What it’s like living with the stigma of being an MSD student


Photo by Nyan Clarke

Ava Steil, Editor-in-Chief

Up until Feb. 14, Parkland was not a notable name. Nobody knew about the small town north of Miami or the 3,100 students that flooded the halls of Marjory Stoneman Douglas High School. But then everything changed.

Due to the rapid sharing of information via social media, television, and print media, the entire country knows what happened, and the name MSD is widely recognized and discussed.

The school year ended and summer began. And with that transition came sleep-away camps and vacations where that inevitable question will be asked: Where are you from?

It is an innocent question that everyone asks, and of course, they have no possible way of knowing what it does to me. And in no way is it their fault, no one is to blame for the pit that immediately appears in my stomach or the way my heart seems to contract.

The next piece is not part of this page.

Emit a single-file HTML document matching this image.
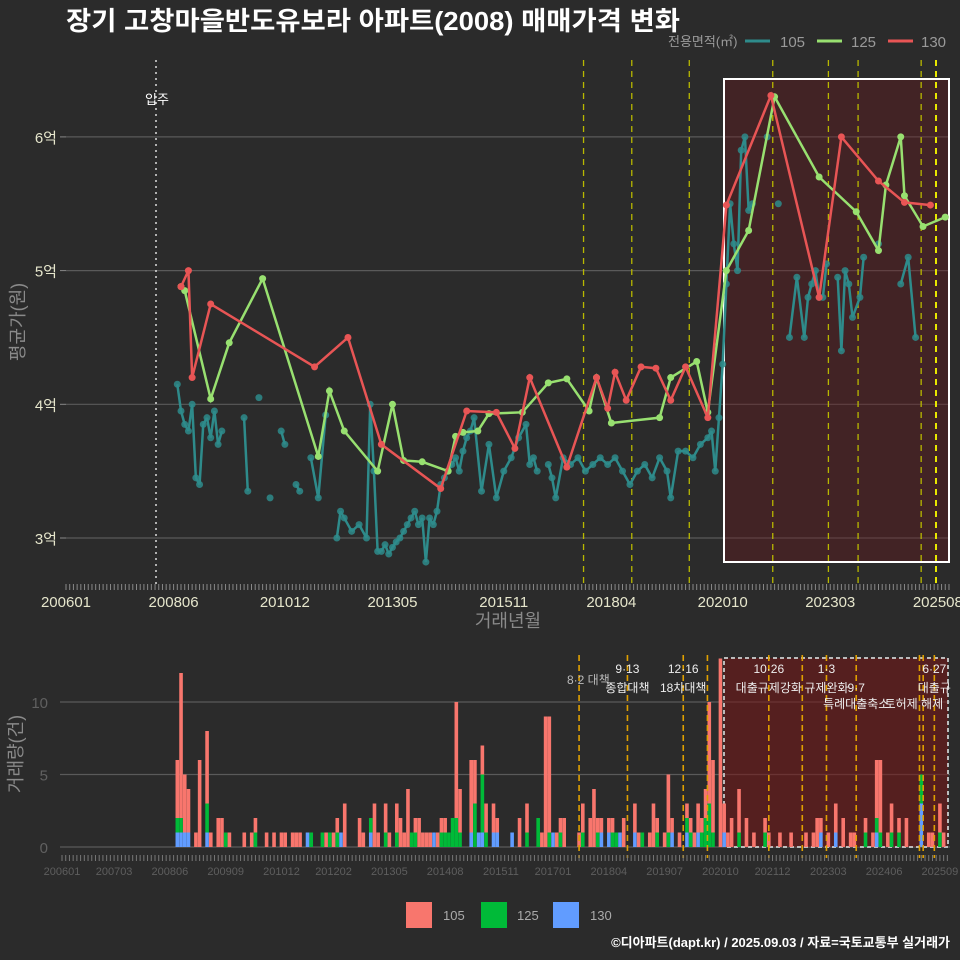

I tell them, because what else am I supposed to do? As soon as the words leave my lips, the entire room shifts. Everyone’s smiles and cheerfulness have vanished. Some people look at me and others direct their eyes to the ground. Those who do meet my eyes try and give me some kind of comfort through their gaze. It does not help, but the effort is appreciated.

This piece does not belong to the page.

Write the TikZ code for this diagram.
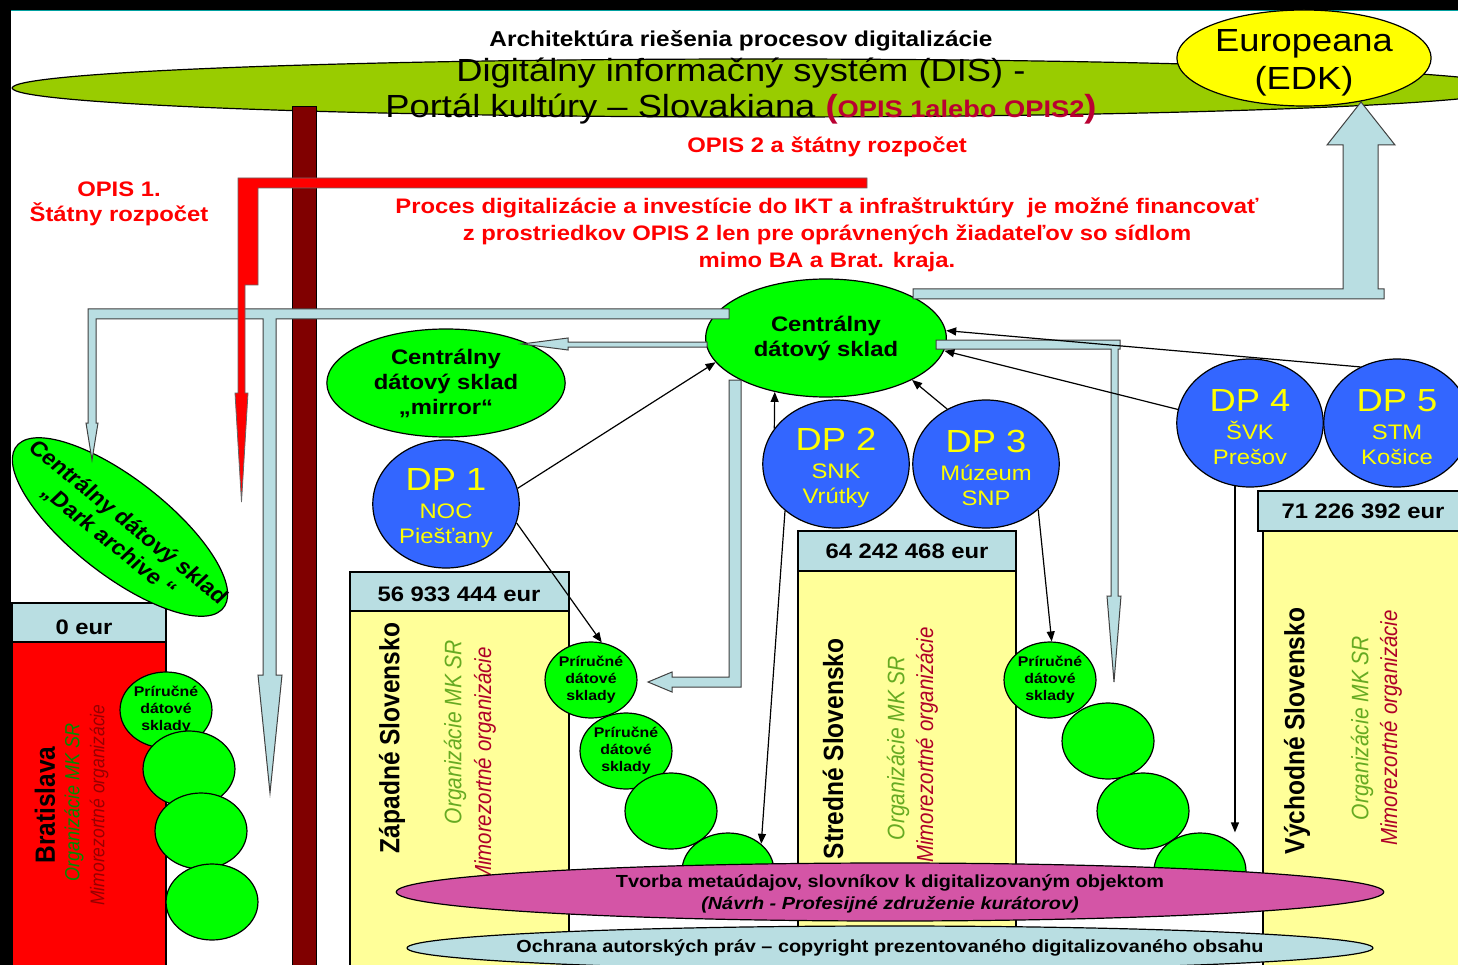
\documentclass[tikz,border=0pt]{standalone}
\usepackage{fontspec}
\setmainfont{Liberation Sans}
\usetikzlibrary{shapes.geometric,arrows.meta}

\definecolor{disgreen}{RGB}{153,204,0}
\definecolor{cgreen}{RGB}{0,255,0}
\definecolor{dpblue}{RGB}{51,102,255}
\definecolor{dpyellow}{RGB}{255,255,0}
\definecolor{pipeblue}{RGB}{185,222,226}
\definecolor{boxyellow}{RGB}{255,255,153}
\definecolor{barred}{RGB}{128,0,0}
\definecolor{metapink}{RGB}{212,85,166}
\definecolor{opisred}{RGB}{185,0,50}
\definecolor{orggreen}{RGB}{102,170,34}
\definecolor{mimred}{RGB}{175,0,40}
\definecolor{orgdark}{RGB}{0,140,0}
\definecolor{mimdark}{RGB}{150,0,0}
\definecolor{frameteal}{RGB}{0,160,160}

\newcommand{\dptitle}[1]{{\fontsize{32}{32}\selectfont\rule{0pt}{31pt}#1}\\[3pt]}

\begin{document}
\begin{tikzpicture}[x={(0.881057pt,0pt)}, y={(0pt,-1pt)}, xscale=1.135, transform shape,
  every node/.style={inner sep=0pt, align=center},
  dsklad/.style={ellipse, draw, line width=1.2pt, fill=cgreen, font=\bfseries\fontsize{21}{25}\selectfont},
  dpnode/.style={ellipse, draw, line width=1.2pt, fill=dpblue, text=dpyellow, minimum width=129pt, minimum height=128pt, font=\fontsize{21}{25}\selectfont},
  store/.style={ellipse, draw, line width=1.2pt, fill=cgreen, minimum width=81pt, minimum height=76pt, font=\bfseries\fontsize{14}{17}\selectfont},
  pipe/.style={fill=pipeblue, draw=black!75, line width=1pt},
  link/.style={-{Triangle[length=10pt,width=8pt]}, line width=1.2pt},
  redtext/.style={text=red, font=\bfseries\fontsize{21}{27}\selectfont},
  money/.style={font=\bfseries\fontsize{21}{25}\selectfont},
  region/.style={rotate=90, font=\bfseries\fontsize{24.5}{28}\selectfont},
  orglabel/.style={rotate=90, text=orggreen, font=\itshape\fontsize{21}{25}\selectfont},
  mimlabel/.style={rotate=90, text=mimred, font=\itshape\fontsize{20.5}{25}\selectfont}]

\useasboundingbox (0,0) rectangle (1458,965);
\clip (0,0) rectangle (1458,965);

% frame
\fill[white] (0,0) rectangle (1458,965);
\fill[black] (0,0) rectangle (1458,10);
\fill[black] (0,0) rectangle (11,965);
\draw[frameteal, line width=1pt] (11,10.5) -- (1458,10.5);

% portal
\node[ellipse, draw, line width=1.2pt, fill=disgreen, minimum width=1323pt, minimum height=58pt] (dis) at (763,88) {};
\node[font=\bfseries\fontsize{21.5}{25}\selectfont, anchor=base] (title) at (741,47) {Architektúra riešenia procesov digitalizácie};
\node[font=\fontsize{32}{36}\selectfont, anchor=base] (dis1) at (741,82) {Digitálny informačný systém (DIS) -};
\node[font=\fontsize{32}{36}\selectfont, anchor=base] (dis2) at (741,118) {Portál kultúry – Slovakiana {\color{opisred}\bfseries(\fontsize{24}{28}\selectfont OPIS 1alebo OPIS2\fontsize{32}{36}\selectfont)}};

% regions
\draw[line width=1.2pt, fill=pipeblue] (12,603) rectangle (166,642);
\draw[line width=1.2pt, fill=red] (12,642) rectangle (166,970);
\node[money] (eurB) at (84,627) {0 eur};
\draw[line width=1.2pt, fill=pipeblue] (350,572) rectangle (569,611);
\draw[line width=1.2pt, fill=boxyellow] (350,611) rectangle (569,970);
\node[money] (eurW) at (459,594) {56 933 444 eur};
\draw[line width=1.2pt, fill=pipeblue] (798,531) rectangle (1016,571);
\draw[line width=1.2pt, fill=boxyellow] (798,571) rectangle (1016,970);
\node[money] (eurC) at (907,551) {64 242 468 eur};
\draw[line width=1.2pt, fill=pipeblue] (1258,491) rectangle (1470,531);
\draw[line width=1.2pt, fill=boxyellow] (1263,531) rectangle (1470,970);
\node[money] (eurE) at (1363,511) {71 226 392 eur};

\node[region] (regB) at (45,805) {Bratislava};
\node[orglabel, text=orgdark, font=\itshape\fontsize{18}{22}\selectfont] (orgB) at (74,802) {Organizácie MK SR};
\node[mimlabel, text=mimdark, font=\itshape\fontsize{17.5}{22}\selectfont] (mimB) at (99,805) {Mimorezortné organizácie};
\node[region] (regW) at (392,738) {Západné Slovensko};
\node[orglabel] (orgW) at (455,732) {Organizácie MK SR};
\node[mimlabel] (mimW) at (485,765) {Mimorezortné organizácie};
\node[region] (regC) at (833,749) {Stredné Slovensko};
\node[orglabel] (orgC) at (898,748) {Organizácie MK SR};
\node[mimlabel] (mimC) at (927,745) {Mimorezortné organizácie};
\node[region] (regE) at (1297,731) {Východné Slovensko};
\node[orglabel] (orgE) at (1362,728) {Organizácie MK SR};
\node[mimlabel] (mimE) at (1391,728) {Mimorezortné organizácie};

% backbone
\draw[fill=barred, line width=1pt] (292,107) rectangle (316,970);

% data stores
\node[dsklad, minimum width=212pt, minimum height=118pt] (central) at (826,338) {Centrálny\\dátový sklad};
\node[dsklad, minimum width=210pt, minimum height=108pt] (mirror) at (446,383) {Centrálny\\dátový sklad\\„mirror“};
\node[dsklad, minimum width=244pt, minimum height=91pt, rotate=-42.7] (dark) at (120,527) {};
\node[font=\bfseries\fontsize{21}{25}\selectfont, rotate=-42.7] (darktext) at (118,532) {Centrálny dátový sklad\\„Dark archive “};

% pipes
\filldraw[pipe] (913,289) -- (1343,289) -- (1343,145) -- (1327,145) -- (1361,102) -- (1395,145) -- (1378,145) -- (1378,289) -- (1384,289) -- (1384,299) -- (913,299) -- cycle;
\filldraw[pipe] (88,309) -- (729,309) -- (729,319) -- (276,319) -- (276,675) -- (282,675) -- (270,793) -- (258,675) -- (263,675) -- (263,319) -- (96,319) -- (96,423) -- (98,423) -- (92,460) -- (86,423) -- (88,423) -- cycle;
\filldraw[pipe] (707,342) -- (568,342) -- (568,338) -- (522,344) -- (568,350) -- (568,347) -- (707,347) -- cycle;
\filldraw[pipe] (729,380) -- (741,380) -- (741,687) -- (672,687) -- (672,692) -- (648,682) -- (672,672) -- (672,677) -- (729,677) -- cycle;
\filldraw[pipe] (936,340) -- (1120,340) -- (1120,349) -- (1118,349) -- (1118,596) -- (1121,596) -- (1114,682) -- (1107,596) -- (1111,596) -- (1111,349) -- (936,349) -- cycle;

% state budget
\filldraw[fill=red, draw=black!60, line width=0.8pt] (238,178) -- (867,178) -- (867,188) -- (258,188) -- (258,285) -- (245,285) -- (245,393) -- (248,393) -- (241.5,502) -- (235,393) -- (238,393) -- cycle;
\node[redtext, font=\bfseries\fontsize{21}{25}\selectfont] (opis1) at (119,204) {OPIS 1.\\Štátny rozpočet};
\node[redtext] (opis2) at (827,147) {OPIS 2 a štátny rozpočet};
\node[redtext] (proces) at (827,235) {Proces digitalizácie a investície do IKT a infraštruktúry\ \ je možné financovať\\z prostriedkov OPIS 2 len pre oprávnených žiadateľov so sídlom\\mimo BA a Brat. kraja.};

% digitisation centres
\node[dpnode] (dp1) at (446,504) {\dptitle{DP 1}NOC\\Piešťany};
\node[dpnode] (dp2) at (836,464) {\dptitle{DP 2}SNK\\Vrútky};
\node[dpnode] (dp3) at (986,464) {\dptitle{DP 3}Múzeum\\SNP};
\node[dpnode] (dp4) at (1250,423) {\dptitle{DP 4}ŠVK\\Prešov};
\node[dpnode] (dp5) at (1397,423) {\dptitle{DP 5}STM\\Košice};

% local stores
\node[store] (sb1) at (166,710) {Príručné\\dátové\\sklady};
\node[store] (sb2) at (189,769) {};
\node[store] (sb3) at (201,831) {};
\node[store] (sb4) at (212,902) {};
\node[store] (sw1) at (591,680) {Príručné\\dátové\\sklady};
\node[store] (sw2) at (626,751) {Príručné\\dátové\\sklady};
\node[store] (sw3) at (671,811) {};
\node[store] (sw4) at (728,871) {};
\node[store] (se1) at (1050,680) {Príručné\\dátové\\sklady};
\node[store] (se2) at (1108,741) {};
\node[store] (se3) at (1143,811) {};
\node[store] (se4) at (1200,871) {};

% links
\draw[link] (dp1.14) -- (central.194);
\draw[link] (dp1.-17) -- (sw1.76);
\draw[link] (dp2.147) -- (central.230);
\draw[link] (dp2.226) -- (sw4.43);
\draw[link] (dp3.122) -- (central.-29);
\draw[link] (dp3.-45) -- (se1.88);
\draw[link] (dp4.168) -- (central.-7);
\draw[link] (dp5.120) -- (central.4);
\draw[link] (dp4.-102) -- (dp4.-102 |- se4.north);

% bottom layers
\node[ellipse, draw, line width=1.2pt, fill=metapink, minimum width=870pt, minimum height=58pt] (meta) at (890,892) {};
\node[font=\bfseries\fontsize{17.5}{22}\selectfont] (metatext) at (890,894) {Tvorba metaúdajov, slovníkov k digitalizovaným objektom\\\textit{(Návrh - Profesijné združenie kurátorov)}};
\node[ellipse, draw, line width=1.2pt, fill=pipeblue, minimum width=851pt, minimum height=44pt] (copy) at (890,948) {};
\node[font=\bfseries\fontsize{17.5}{22}\selectfont] (copytext) at (890,948) {Ochrana autorských práv – copyright prezentovaného digitalizovaného obsahu};

% europeana
\node[ellipse, draw, line width=1.2pt, fill=dpyellow, minimum width=224pt, minimum height=96pt] (edk) at (1304,58) {};
\node[font=\fontsize{32}{38}\selectfont] (edktext) at (1304,63) {Europeana\\(EDK)};

\end{tikzpicture}
\end{document}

When people learn I am from a school where something so tragic happened, I seem to turn into a china doll. Instead of asking the questions they so want to ask, everyone will simply stare at me from the corners of their eyes. And it is not just the kids, but the adults too.

The adults are worse. Where kids will give me space and leave me alone about the subject, adults will try and censor everything that I come in contact with. They will not act like they are treating me differently, as if I have no way of knowing.

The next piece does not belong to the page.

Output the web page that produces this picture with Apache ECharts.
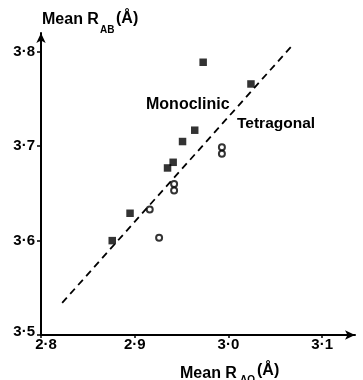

I have no problem with some people being a little uncomfortable about the event, but when adults start to treat me like a hurt puppy, I get fed up. Everyone older than 30 acts like any little thing will set me off, make me break down and they will not know how to handle that. They all expect me to be a shell of myself, so deep in my grief and sadness that I cannot partake in any activity that could be fun.

I sometimes wish that everyone would stop acting so terrified of upsetting me and just ask the questions I know they want to ask. But they never do because being in a traumatic experience makes you an injured baby animal in everyone else’s eyes, and there is nothing I can do but sit there and allow everyone to act like I will break at any moment.